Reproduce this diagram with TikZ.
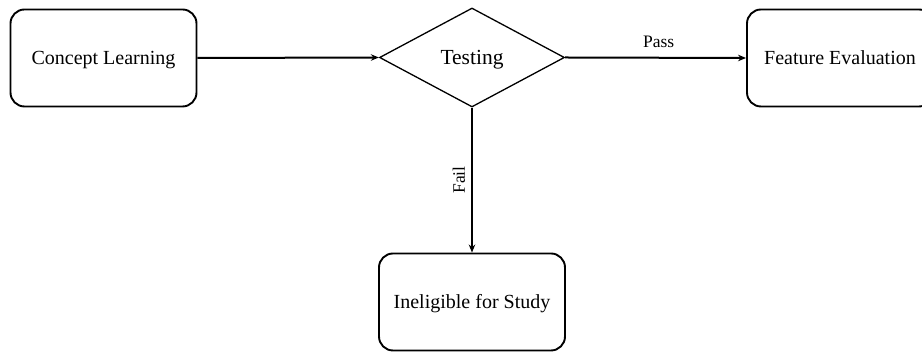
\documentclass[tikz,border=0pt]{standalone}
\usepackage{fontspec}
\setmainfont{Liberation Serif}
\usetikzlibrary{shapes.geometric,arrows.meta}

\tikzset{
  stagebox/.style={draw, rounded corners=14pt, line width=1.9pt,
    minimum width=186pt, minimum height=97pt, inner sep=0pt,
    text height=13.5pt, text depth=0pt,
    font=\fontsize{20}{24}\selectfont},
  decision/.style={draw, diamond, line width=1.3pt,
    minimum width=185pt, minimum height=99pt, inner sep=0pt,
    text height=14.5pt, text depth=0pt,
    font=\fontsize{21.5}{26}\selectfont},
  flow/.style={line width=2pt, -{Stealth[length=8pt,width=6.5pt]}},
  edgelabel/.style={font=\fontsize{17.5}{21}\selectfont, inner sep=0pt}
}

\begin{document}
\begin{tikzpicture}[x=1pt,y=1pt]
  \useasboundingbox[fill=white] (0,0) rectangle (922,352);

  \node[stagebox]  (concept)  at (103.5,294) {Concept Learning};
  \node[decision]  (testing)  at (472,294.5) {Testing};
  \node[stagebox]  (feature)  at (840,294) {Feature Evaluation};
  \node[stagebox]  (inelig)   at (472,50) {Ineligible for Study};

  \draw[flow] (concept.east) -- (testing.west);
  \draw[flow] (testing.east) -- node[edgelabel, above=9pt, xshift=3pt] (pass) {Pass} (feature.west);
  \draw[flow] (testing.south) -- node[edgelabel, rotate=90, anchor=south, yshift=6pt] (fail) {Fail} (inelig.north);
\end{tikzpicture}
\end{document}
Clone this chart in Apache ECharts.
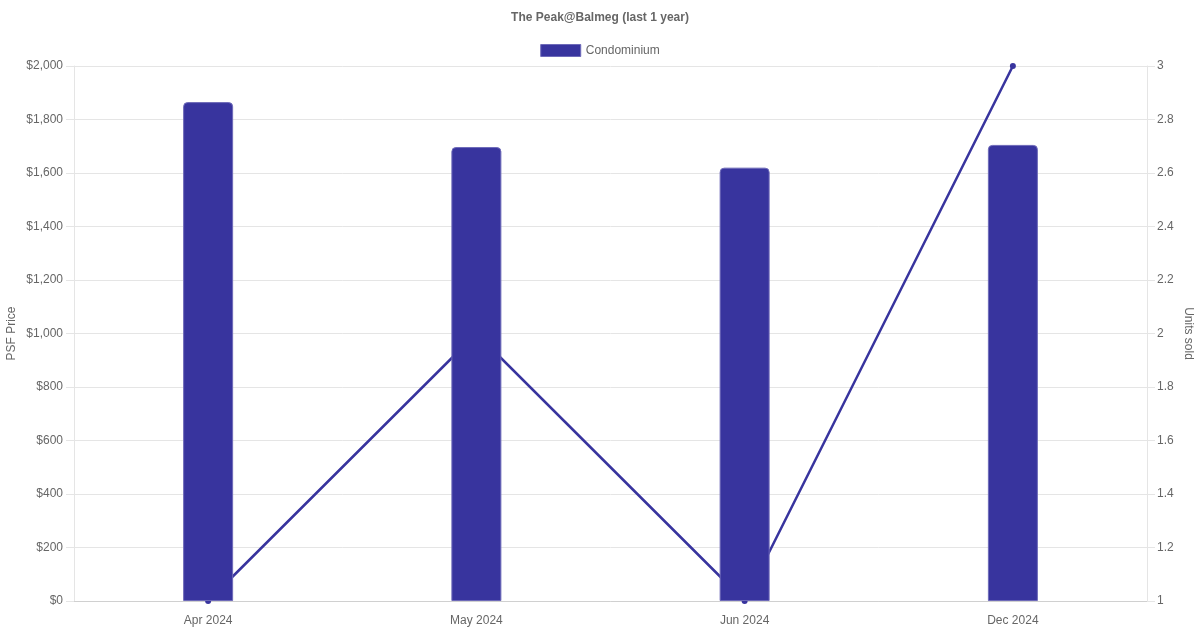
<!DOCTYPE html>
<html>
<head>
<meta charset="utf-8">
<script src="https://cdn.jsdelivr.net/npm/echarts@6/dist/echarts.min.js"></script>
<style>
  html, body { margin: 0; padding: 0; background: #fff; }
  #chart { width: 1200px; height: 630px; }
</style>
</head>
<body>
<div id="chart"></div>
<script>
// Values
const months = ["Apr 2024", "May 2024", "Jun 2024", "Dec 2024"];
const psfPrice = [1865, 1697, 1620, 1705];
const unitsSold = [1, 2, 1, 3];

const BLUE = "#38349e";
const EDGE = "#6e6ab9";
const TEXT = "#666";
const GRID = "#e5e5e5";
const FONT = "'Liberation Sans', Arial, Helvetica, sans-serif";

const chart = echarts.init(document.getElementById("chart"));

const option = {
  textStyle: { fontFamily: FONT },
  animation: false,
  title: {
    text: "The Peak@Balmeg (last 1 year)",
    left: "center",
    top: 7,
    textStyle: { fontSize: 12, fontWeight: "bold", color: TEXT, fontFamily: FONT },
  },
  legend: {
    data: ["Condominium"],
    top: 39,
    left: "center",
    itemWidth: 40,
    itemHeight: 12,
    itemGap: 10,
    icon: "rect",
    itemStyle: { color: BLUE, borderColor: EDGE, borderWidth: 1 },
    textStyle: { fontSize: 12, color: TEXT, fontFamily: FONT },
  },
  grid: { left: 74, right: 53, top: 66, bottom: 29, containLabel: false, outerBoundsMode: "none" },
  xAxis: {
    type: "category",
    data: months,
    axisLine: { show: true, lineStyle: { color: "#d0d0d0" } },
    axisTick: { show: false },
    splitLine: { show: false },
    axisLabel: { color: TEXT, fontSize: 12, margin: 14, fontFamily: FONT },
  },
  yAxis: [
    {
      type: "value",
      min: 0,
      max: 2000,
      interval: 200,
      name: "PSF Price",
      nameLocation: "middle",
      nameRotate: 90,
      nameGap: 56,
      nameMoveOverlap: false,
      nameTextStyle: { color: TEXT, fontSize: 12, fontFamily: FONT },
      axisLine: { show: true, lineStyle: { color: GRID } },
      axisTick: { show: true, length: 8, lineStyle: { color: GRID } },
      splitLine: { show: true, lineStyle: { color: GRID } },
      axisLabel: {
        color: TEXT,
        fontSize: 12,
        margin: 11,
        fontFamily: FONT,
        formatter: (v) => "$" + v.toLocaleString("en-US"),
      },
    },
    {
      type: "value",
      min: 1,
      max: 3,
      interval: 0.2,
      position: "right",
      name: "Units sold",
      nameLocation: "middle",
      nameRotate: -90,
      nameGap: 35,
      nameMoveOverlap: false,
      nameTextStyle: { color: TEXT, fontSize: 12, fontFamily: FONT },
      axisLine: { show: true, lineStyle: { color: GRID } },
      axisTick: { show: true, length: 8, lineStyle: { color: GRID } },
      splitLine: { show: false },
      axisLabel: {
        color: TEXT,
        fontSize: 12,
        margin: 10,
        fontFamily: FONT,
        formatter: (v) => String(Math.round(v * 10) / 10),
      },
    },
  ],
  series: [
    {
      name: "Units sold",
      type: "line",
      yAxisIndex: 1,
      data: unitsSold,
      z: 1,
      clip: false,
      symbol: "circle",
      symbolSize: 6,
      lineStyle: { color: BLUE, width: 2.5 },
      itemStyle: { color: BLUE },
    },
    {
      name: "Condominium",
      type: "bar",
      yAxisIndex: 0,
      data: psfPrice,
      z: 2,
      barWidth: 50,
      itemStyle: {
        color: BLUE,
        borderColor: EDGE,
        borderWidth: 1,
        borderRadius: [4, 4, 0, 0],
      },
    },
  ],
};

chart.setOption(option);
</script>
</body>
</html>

════

**Task statement:** Write out the whole listing again, exactly, with no pictures.

**Answer to this exercise:**
Reproduce this diagram with TikZ.
\documentclass[tikz,border=0pt]{standalone}
\usepackage{fontspec}
\setmainfont{Liberation Serif}
\usetikzlibrary{shapes.geometric,arrows.meta}

\tikzset{
  stagebox/.style={draw, rounded corners=14pt, line width=1.9pt,
    minimum width=186pt, minimum height=97pt, inner sep=0pt,
    text height=13.5pt, text depth=0pt,
    font=\fontsize{20}{24}\selectfont},
  decision/.style={draw, diamond, line width=1.3pt,
    minimum width=185pt, minimum height=99pt, inner sep=0pt,
    text height=14.5pt, text depth=0pt,
    font=\fontsize{21.5}{26}\selectfont},
  flow/.style={line width=2pt, -{Stealth[length=8pt,width=6.5pt]}},
  edgelabel/.style={font=\fontsize{17.5}{21}\selectfont, inner sep=0pt}
}

\begin{document}
\begin{tikzpicture}[x=1pt,y=1pt]
  \useasboundingbox[fill=white] (0,0) rectangle (922,352);

  \node[stagebox]  (concept)  at (103.5,294) {Concept Learning};
  \node[decision]  (testing)  at (472,294.5) {Testing};
  \node[stagebox]  (feature)  at (840,294) {Feature Evaluation};
  \node[stagebox]  (inelig)   at (472,50) {Ineligible for Study};

  \draw[flow] (concept.east) -- (testing.west);
  \draw[flow] (testing.east) -- node[edgelabel, above=9pt, xshift=3pt] (pass) {Pass} (feature.west);
  \draw[flow] (testing.south) -- node[edgelabel, rotate=90, anchor=south, yshift=6pt] (fail) {Fail} (inelig.north);
\end{tikzpicture}
\end{document}
Clone this chart in Apache ECharts.
<!DOCTYPE html>
<html>
<head>
<meta charset="utf-8">
<script src="https://cdn.jsdelivr.net/npm/echarts@6/dist/echarts.min.js"></script>
<style>
  html, body { margin: 0; padding: 0; background: #fff; }
  #chart { width: 1200px; height: 630px; }
</style>
</head>
<body>
<div id="chart"></div>
<script>
// Values
const months = ["Apr 2024", "May 2024", "Jun 2024", "Dec 2024"];
const psfPrice = [1865, 1697, 1620, 1705];
const unitsSold = [1, 2, 1, 3];

const BLUE = "#38349e";
const EDGE = "#6e6ab9";
const TEXT = "#666";
const GRID = "#e5e5e5";
const FONT = "'Liberation Sans', Arial, Helvetica, sans-serif";

const chart = echarts.init(document.getElementById("chart"));

const option = {
  textStyle: { fontFamily: FONT },
  animation: false,
  title: {
    text: "The Peak@Balmeg (last 1 year)",
    left: "center",
    top: 7,
    textStyle: { fontSize: 12, fontWeight: "bold", color: TEXT, fontFamily: FONT },
  },
  legend: {
    data: ["Condominium"],
    top: 39,
    left: "center",
    itemWidth: 40,
    itemHeight: 12,
    itemGap: 10,
    icon: "rect",
    itemStyle: { color: BLUE, borderColor: EDGE, borderWidth: 1 },
    textStyle: { fontSize: 12, color: TEXT, fontFamily: FONT },
  },
  grid: { left: 74, right: 53, top: 66, bottom: 29, containLabel: false, outerBoundsMode: "none" },
  xAxis: {
    type: "category",
    data: months,
    axisLine: { show: true, lineStyle: { color: "#d0d0d0" } },
    axisTick: { show: false },
    splitLine: { show: false },
    axisLabel: { color: TEXT, fontSize: 12, margin: 14, fontFamily: FONT },
  },
  yAxis: [
    {
      type: "value",
      min: 0,
      max: 2000,
      interval: 200,
      name: "PSF Price",
      nameLocation: "middle",
      nameRotate: 90,
      nameGap: 56,
      nameMoveOverlap: false,
      nameTextStyle: { color: TEXT, fontSize: 12, fontFamily: FONT },
      axisLine: { show: true, lineStyle: { color: GRID } },
      axisTick: { show: true, length: 8, lineStyle: { color: GRID } },
      splitLine: { show: true, lineStyle: { color: GRID } },
      axisLabel: {
        color: TEXT,
        fontSize: 12,
        margin: 11,
        fontFamily: FONT,
        formatter: (v) => "$" + v.toLocaleString("en-US"),
      },
    },
    {
      type: "value",
      min: 1,
      max: 3,
      interval: 0.2,
      position: "right",
      name: "Units sold",
      nameLocation: "middle",
      nameRotate: -90,
      nameGap: 35,
      nameMoveOverlap: false,
      nameTextStyle: { color: TEXT, fontSize: 12, fontFamily: FONT },
      axisLine: { show: true, lineStyle: { color: GRID } },
      axisTick: { show: true, length: 8, lineStyle: { color: GRID } },
      splitLine: { show: false },
      axisLabel: {
        color: TEXT,
        fontSize: 12,
        margin: 10,
        fontFamily: FONT,
        formatter: (v) => String(Math.round(v * 10) / 10),
      },
    },
  ],
  series: [
    {
      name: "Units sold",
      type: "line",
      yAxisIndex: 1,
      data: unitsSold,
      z: 1,
      clip: false,
      symbol: "circle",
      symbolSize: 6,
      lineStyle: { color: BLUE, width: 2.5 },
      itemStyle: { color: BLUE },
    },
    {
      name: "Condominium",
      type: "bar",
      yAxisIndex: 0,
      data: psfPrice,
      z: 2,
      barWidth: 50,
      itemStyle: {
        color: BLUE,
        borderColor: EDGE,
        borderWidth: 1,
        borderRadius: [4, 4, 0, 0],
      },
    },
  ],
};

chart.setOption(option);
</script>
</body>
</html>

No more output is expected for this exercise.